— Begin —
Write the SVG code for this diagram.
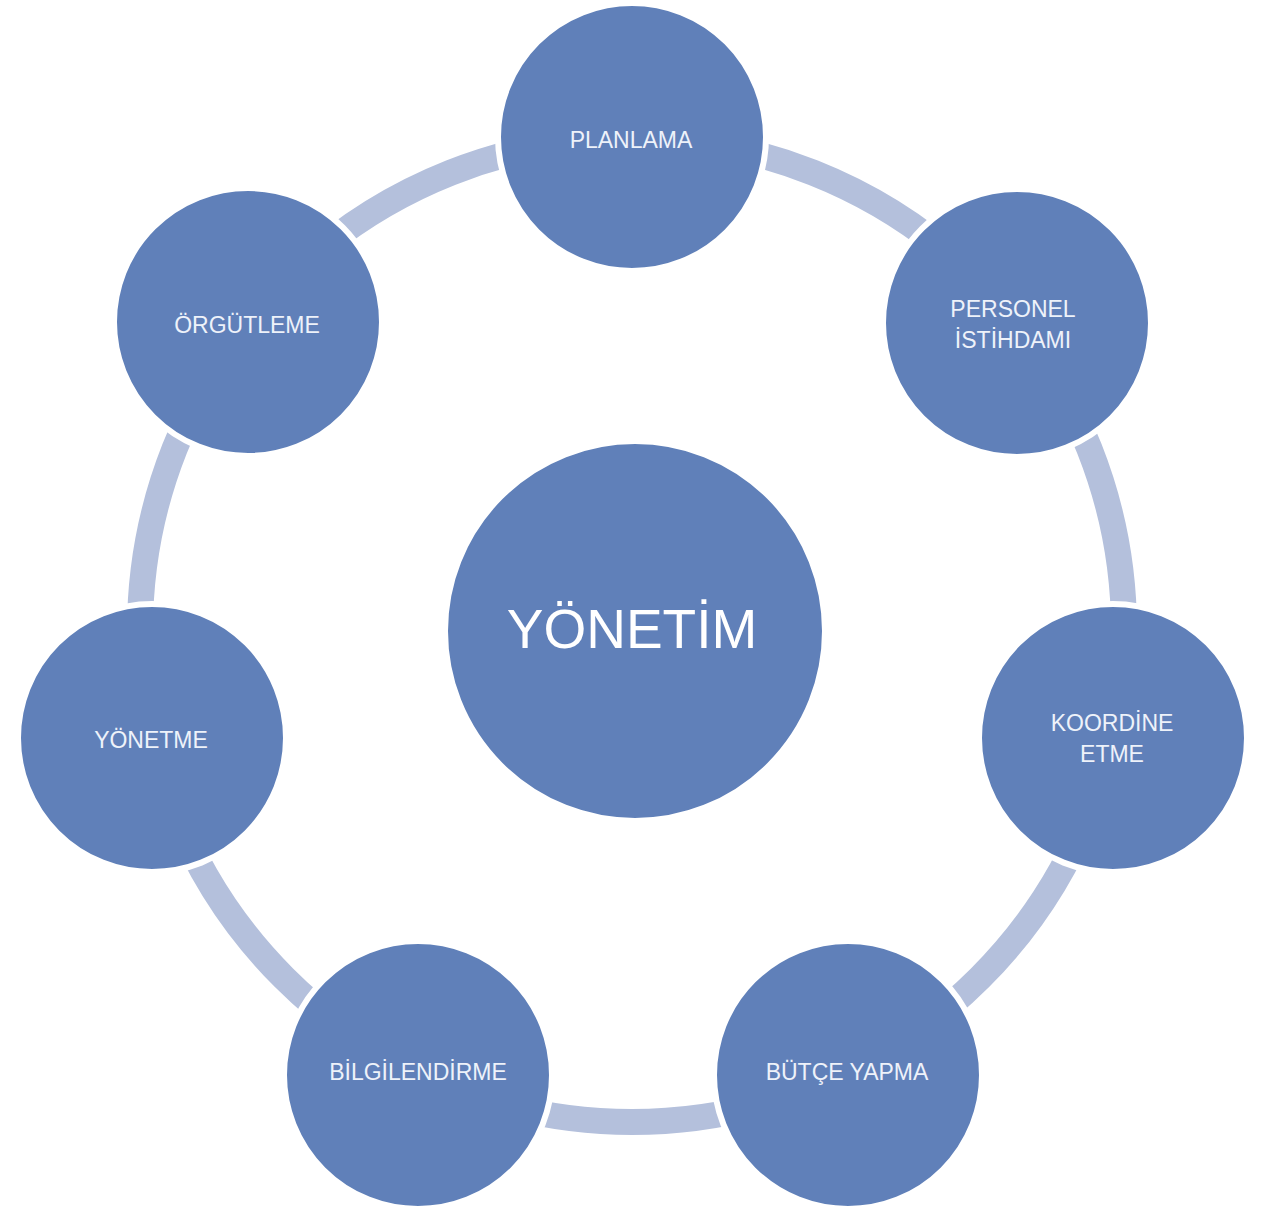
<svg xmlns="http://www.w3.org/2000/svg" width="1266" height="1209" viewBox="0 0 1266 1209">
<style>
.node{fill:#6080b9;stroke:#ffffff;stroke-width:6}
.lbl{font-family:"Liberation Sans",Arial,sans-serif;font-size:23px;fill:#eef2fa;text-anchor:middle}
.big{font-family:"Liberation Sans",Arial,sans-serif;font-size:55px;fill:#ffffff;text-anchor:middle}
</style>
<rect width="1266" height="1209" fill="#ffffff"/>
<g id="connectors">
<circle cx="632" cy="630" r="492" fill="none" stroke="#b4c0dc" stroke-width="26"/>
</g>
<g id="center">
<circle class="node" cx="635" cy="631" r="190"/>
<text class="big" x="632" y="648">YÖNETİM</text>
</g>
<g id="planlama">
<circle class="node" cx="632" cy="137" r="134"/>
<text class="lbl" x="631" y="148">PLANLAMA</text>
</g>
<g id="personel">
<circle class="node" cx="1017" cy="323" r="134"/>
<text class="lbl" x="1013" y="317">PERSONEL</text>
<text class="lbl" x="1013" y="348">İSTİHDAMI</text>
</g>
<g id="koordine">
<circle class="node" cx="1113" cy="738" r="134"/>
<text class="lbl" x="1112" y="731">KOORDİNE</text>
<text class="lbl" x="1112" y="762">ETME</text>
</g>
<g id="butce">
<circle class="node" cx="848" cy="1075" r="134"/>
<text class="lbl" x="847" y="1080">BÜTÇE YAPMA</text>
</g>
<g id="bilgilendirme">
<circle class="node" cx="418" cy="1075" r="134"/>
<text class="lbl" x="418" y="1080">BİLGİLENDİRME</text>
</g>
<g id="yonetme">
<circle class="node" cx="152" cy="738" r="134"/>
<text class="lbl" x="151" y="748">YÖNETME</text>
</g>
<g id="orgutleme">
<circle class="node" cx="248" cy="322" r="134"/>
<text class="lbl" x="247" y="333">ÖRGÜTLEME</text>
</g>
</svg>
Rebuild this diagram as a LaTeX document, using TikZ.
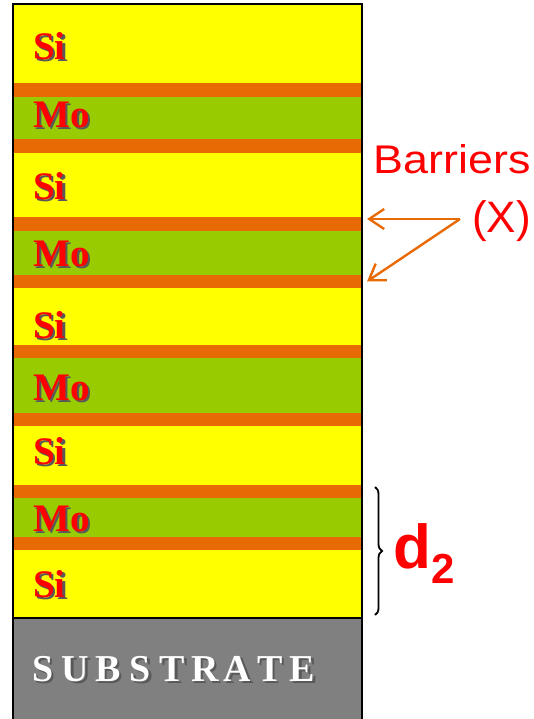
\documentclass[tikz,border=0pt]{standalone}
\usepackage{fontspec}
\setmainfont{Liberation Serif}
\newfontfamily\arialFont{Liberation Sans}
\usetikzlibrary{arrows.meta,decorations.pathreplacing}
\tikzstyle{stack} = [x = 1pt, y = -1pt]
\definecolor{siColor}{RGB}{255,255,0}
\definecolor{moColor}{RGB}{153,204,0}
\definecolor{barrierColor}{RGB}{232,106,4}
\definecolor{substrateColor}{RGB}{128,128,128}
\definecolor{labelRed}{RGB}{255,0,0}
\tikzstyle{siStyle} = [fill=siColor]
\tikzstyle{moStyle} = [fill=moColor]
\tikzstyle{barrierStyle} = [fill=barrierColor]
\tikzstyle{substrateStyle} = [fill=substrateColor]
\tikzstyle{stackBorder} = [color=black, line width=1.5pt]
\tikzstyle{labelText} = [anchor=west, inner sep=0, text=labelRed, font=\fontsize{39}{39}\selectfont\bfseries]
\tikzstyle{subText} = [inner sep=0, text=white, font=\fontsize{38}{38}\selectfont\bfseries]
\tikzstyle{noteText} = [inner sep=0, text=labelRed, font=\fontsize{40}{40}\selectfont\arialFont]
\tikzstyle{noteArrow} = [color=barrierColor, line width=2.4pt, -{Straight Barb[length=15pt, width=20pt]}]
\tikzstyle{braceStyle} = [decorate, decoration={brace, amplitude=7pt}, line width=1.8pt]
\newcommand{\xl}{13}
\newcommand{\xr}{362}
\newcommand{\shadowed}[1]{\makebox[0pt][l]{\hspace{2.5pt}\raisebox{-2.5pt}{\textcolor{black!65}{#1}}}#1}
\newcommand{\layer}[4]{\fill [#4] (\xl, #2) rectangle (\xr, #3); \coordinate (#1) at (\xr, {(#2 + #3) / 2});}
\newcommand{\matLabel}[3]{\node [labelText] (#1) at (33, #2) {\shadowed{#3}};}

\begin{document}
\begin{tikzpicture}[stack]
  \useasboundingbox (0,0) rectangle (533,719);
  % layers, top to bottom
  \layer{si1}{4}{83}{siStyle}
  \layer{b1}{83}{97}{barrierStyle}
  \layer{mo1}{97}{139}{moStyle}
  \layer{b2}{139}{153}{barrierStyle}
  \layer{si2}{153}{217}{siStyle}
  \layer{b3}{217}{231}{barrierStyle}
  \layer{mo2}{231}{275}{moStyle}
  \layer{b4}{275}{288}{barrierStyle}
  \layer{si3}{288}{345}{siStyle}
  \layer{b5}{345}{358}{barrierStyle}
  \layer{mo3}{358}{413}{moStyle}
  \layer{b6}{413}{426}{barrierStyle}
  \layer{si4}{426}{485}{siStyle}
  \layer{b7}{485}{498}{barrierStyle}
  \layer{mo4}{498}{537}{moStyle}
  \layer{b8}{537}{550}{barrierStyle}
  \layer{si5}{550}{618}{siStyle}
  \layer{sub}{618}{719}{substrateStyle}
  \draw [stackBorder] (\xl, 719) -- (\xl, 4) -- (\xr, 4) -- (\xr, 719);
  \draw [stackBorder] (\xl, 618) -- (\xr, 618);

  \matLabel{siLabelA}{47}{Si}
  \matLabel{moLabelA}{116}{Mo}
  \matLabel{siLabelB}{187}{Si}
  \matLabel{moLabelB}{255}{Mo}
  \matLabel{siLabelC}{326}{Si}
  \matLabel{moLabelC}{389}{Mo}
  \matLabel{siLabelD}{452}{Si}
  \matLabel{moLabelD}{520}{Mo}
  \matLabel{siLabelE}{585}{Si}

  \foreach \letter [count=\i] in {S,U,B,S,T,R,A,T,E} {
    \node [subText] (subLetter\i) at ({43 + 32.4 * (\i - 1)}, 670) {\shadowed{\letter}};
  }

  % barrier note
  \node [noteText, anchor=base east, xscale=1.12] (barriers) at (531, 174) {Barriers};
  \node [noteText, anchor=base east, font=\fontsize{44}{44}\selectfont\arialFont] (xLabel) at (531, 233) {(X)};
  \coordinate (fork) at (460, 219);
  \draw [noteArrow] (fork) -- ([shift={(5,-5)}]b3);
  \draw [noteArrow] (fork) -- ([xshift=5pt]b4);

  % period brace
  \coordinate (braceTop) at (375, 487);
  \coordinate (braceBottom) at (375, 615);
  \draw [braceStyle] (braceTop) -- (braceBottom);
  \node [inner sep=0, anchor=base west, text=labelRed, font=\fontsize{62}{62}\selectfont\bfseries\arialFont] (period) at (393, 568) {d\raisebox{-15pt}{\fontsize{42}{42}\selectfont 2}};
\end{tikzpicture}
\end{document}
— End —
* [Set problem]: Which lines include the word "diagram"? Copy every one of them.

* [Exercise answer]:
Write the SVG code for this diagram.
Rebuild this diagram as a LaTeX document, using TikZ.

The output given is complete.